Creator amplification and the role of social distribution

Subway Singapore amplified the campaign through HEPMIL and worked with local football content creators including Shaun Ye, Zaki and Yusoff, alongside local personality Mediacorp DJ Joakim Gomez.

That choice is operationally important for a real-time mechanic. A time-boxed reward requires audiences to know the rules before the moment happens, and creator distribution can help pre-load that awareness, so the Story drop feels like a prompt rather than an explanation. It also gives the campaign more “entry points” than the brand account alone, which matters when only the fastest responders win.

What this means for marketers

Real-time mechanics can create attention quickly, but they also raise expectations around clarity and redemption. Subway’s campaign shows how a simple trigger and a familiar cultural cue can be turned into participation.

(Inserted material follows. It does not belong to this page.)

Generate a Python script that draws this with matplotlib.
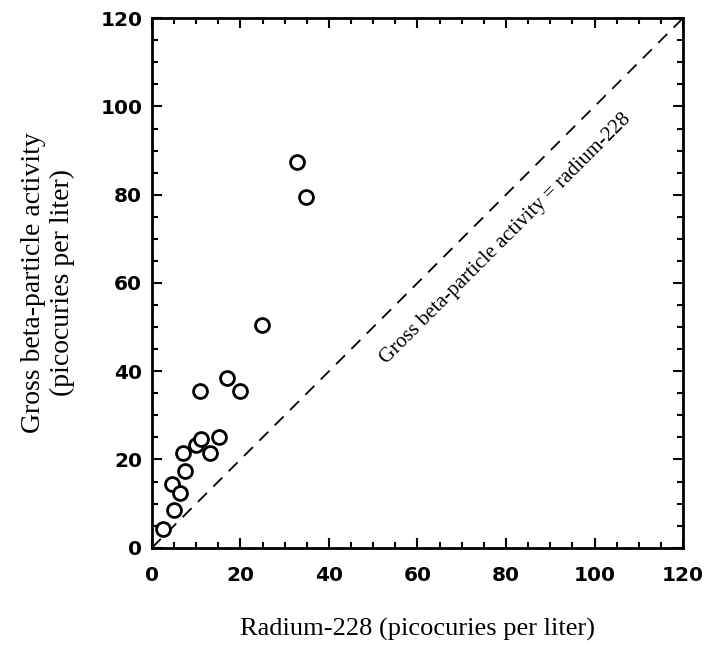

  1. Build activations on moments audiences already recognize
    Substitution gestures are universal within football. Using a known signal reduces creative complexity and helps the audience understand the game mechanic instantly.
  2. Design for second-screen behavior, not just “sports fandom”
    The activation assumes viewers are watching with a phone in hand. Instagram Stories and DMs fit that behavior, which makes the experience feel native to how people follow live events.
  3. Make the incentive time-bound and capacity-bound on purpose
    Limiting winners (for example, the “first 22”) creates urgency. But it also means brands need to ensure the process, eligibility, and fulfillment steps are unambiguous.
  4. Use creators to teach the rules ahead of time
    When the reward depends on speed, education has to happen before match time. Creator-led awareness can reduce confusion at the point of participation.
  5. Anticipate operational friction, especially with voucher redemption
    Comments on the Instagram Reel include users discussing outlet-level redemption questions. Any gap between social activation and in-store execution can become part of the campaign narrative, so alignment matters as much as creative.

For marketing teams, the broader lesson is that “real time” is not only a posting strategy. It is an operations strategy that spans monitoring, publishing cadence, customer messaging, and fulfillment.

This kind of activation can be a strong alternative to traditional event sponsorship when a brand has a culturally compatible hook and a clear way to connect a live moment to an immediate action.